> [Given problem]:
Read through the entries below and return each line with the word "Convert".

START Data records

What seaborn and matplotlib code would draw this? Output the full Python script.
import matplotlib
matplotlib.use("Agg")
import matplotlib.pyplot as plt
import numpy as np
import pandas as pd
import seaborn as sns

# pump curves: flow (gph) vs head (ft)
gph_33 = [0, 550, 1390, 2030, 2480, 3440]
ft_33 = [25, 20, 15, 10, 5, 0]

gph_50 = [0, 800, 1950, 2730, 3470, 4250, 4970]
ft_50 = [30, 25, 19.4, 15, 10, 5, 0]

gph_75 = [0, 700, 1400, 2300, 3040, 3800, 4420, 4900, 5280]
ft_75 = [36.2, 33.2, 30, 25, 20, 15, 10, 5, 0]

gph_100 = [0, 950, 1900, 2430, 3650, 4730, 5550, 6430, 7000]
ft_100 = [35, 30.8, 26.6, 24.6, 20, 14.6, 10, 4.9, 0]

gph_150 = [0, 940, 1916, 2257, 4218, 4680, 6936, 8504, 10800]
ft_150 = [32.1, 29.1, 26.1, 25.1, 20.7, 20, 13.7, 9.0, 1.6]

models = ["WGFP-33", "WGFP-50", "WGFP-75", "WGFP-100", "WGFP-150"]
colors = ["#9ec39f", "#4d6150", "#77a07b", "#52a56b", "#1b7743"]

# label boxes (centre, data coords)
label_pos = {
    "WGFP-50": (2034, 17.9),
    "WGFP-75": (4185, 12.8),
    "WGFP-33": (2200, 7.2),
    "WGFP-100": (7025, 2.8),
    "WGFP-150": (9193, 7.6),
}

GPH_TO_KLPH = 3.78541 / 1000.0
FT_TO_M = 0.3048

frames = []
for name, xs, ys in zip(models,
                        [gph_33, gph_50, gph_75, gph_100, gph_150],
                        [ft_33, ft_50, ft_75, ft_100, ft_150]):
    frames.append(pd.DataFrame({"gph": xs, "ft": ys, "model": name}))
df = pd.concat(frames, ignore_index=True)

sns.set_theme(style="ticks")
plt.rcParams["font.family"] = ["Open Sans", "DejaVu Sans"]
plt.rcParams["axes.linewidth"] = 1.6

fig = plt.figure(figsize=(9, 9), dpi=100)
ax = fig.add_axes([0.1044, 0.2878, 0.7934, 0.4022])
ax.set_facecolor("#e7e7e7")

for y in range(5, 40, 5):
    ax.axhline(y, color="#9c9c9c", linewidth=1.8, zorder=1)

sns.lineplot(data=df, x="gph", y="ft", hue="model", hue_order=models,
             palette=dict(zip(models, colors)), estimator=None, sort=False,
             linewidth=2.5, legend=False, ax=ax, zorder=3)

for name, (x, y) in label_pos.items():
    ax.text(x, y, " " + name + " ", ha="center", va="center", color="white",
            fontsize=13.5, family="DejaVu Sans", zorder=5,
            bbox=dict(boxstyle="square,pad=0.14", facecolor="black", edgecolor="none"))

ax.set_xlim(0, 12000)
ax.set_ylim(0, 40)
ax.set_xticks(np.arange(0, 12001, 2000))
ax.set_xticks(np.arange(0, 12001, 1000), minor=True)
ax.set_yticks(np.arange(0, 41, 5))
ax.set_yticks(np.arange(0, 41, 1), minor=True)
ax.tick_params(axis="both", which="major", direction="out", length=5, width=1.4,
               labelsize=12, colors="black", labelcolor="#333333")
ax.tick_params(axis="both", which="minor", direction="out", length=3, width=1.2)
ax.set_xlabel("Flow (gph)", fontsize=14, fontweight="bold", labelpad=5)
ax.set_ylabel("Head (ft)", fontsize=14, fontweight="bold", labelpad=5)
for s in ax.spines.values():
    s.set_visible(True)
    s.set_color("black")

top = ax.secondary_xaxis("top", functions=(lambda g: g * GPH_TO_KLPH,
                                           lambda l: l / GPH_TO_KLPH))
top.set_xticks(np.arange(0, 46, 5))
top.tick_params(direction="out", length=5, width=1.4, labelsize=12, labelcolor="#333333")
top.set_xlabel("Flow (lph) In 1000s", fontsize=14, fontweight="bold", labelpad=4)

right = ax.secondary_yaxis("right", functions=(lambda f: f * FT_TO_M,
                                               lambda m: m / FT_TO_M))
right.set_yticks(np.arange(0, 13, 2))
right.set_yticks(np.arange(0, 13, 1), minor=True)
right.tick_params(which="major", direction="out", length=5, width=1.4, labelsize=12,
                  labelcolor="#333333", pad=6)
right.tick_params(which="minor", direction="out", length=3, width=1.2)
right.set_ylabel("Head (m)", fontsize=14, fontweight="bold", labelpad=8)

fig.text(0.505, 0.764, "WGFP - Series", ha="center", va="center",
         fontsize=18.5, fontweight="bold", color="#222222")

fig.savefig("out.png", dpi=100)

END Data records
START Data records

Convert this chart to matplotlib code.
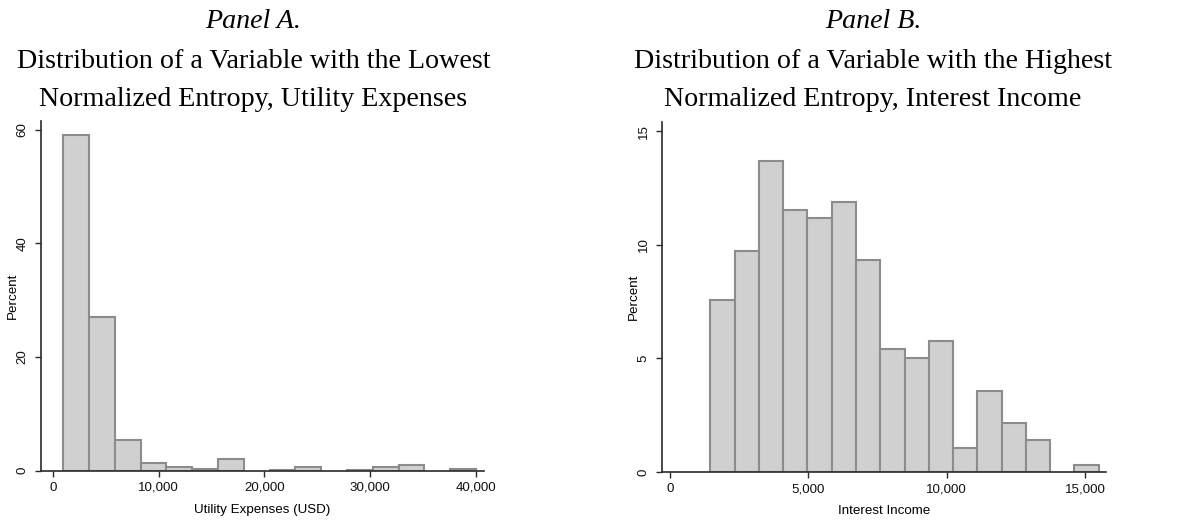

END Data records
START Data records

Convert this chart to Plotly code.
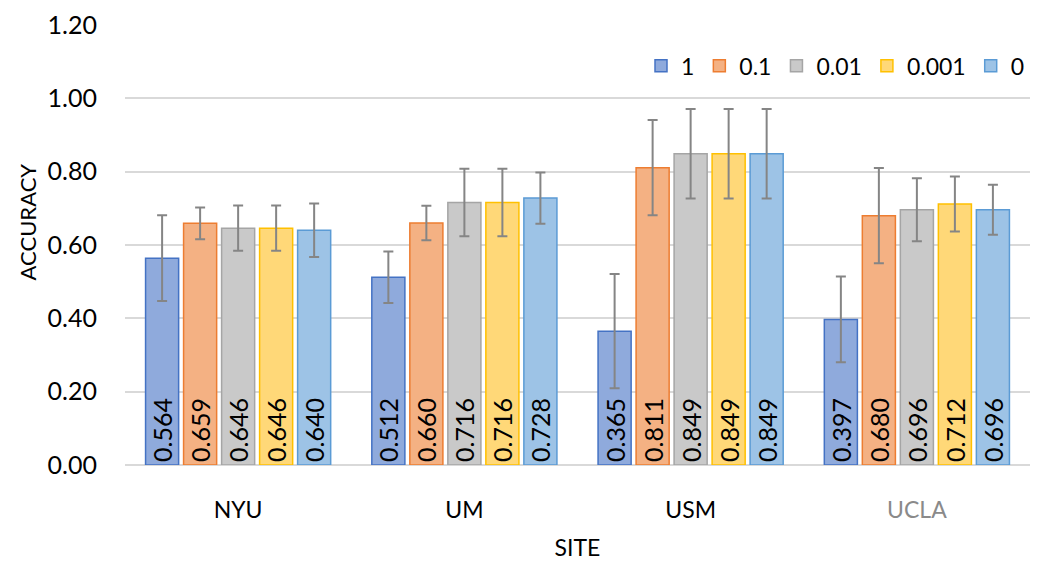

END Data records

> [Task output]:
Convert this chart to matplotlib code.
Convert this chart to Plotly code.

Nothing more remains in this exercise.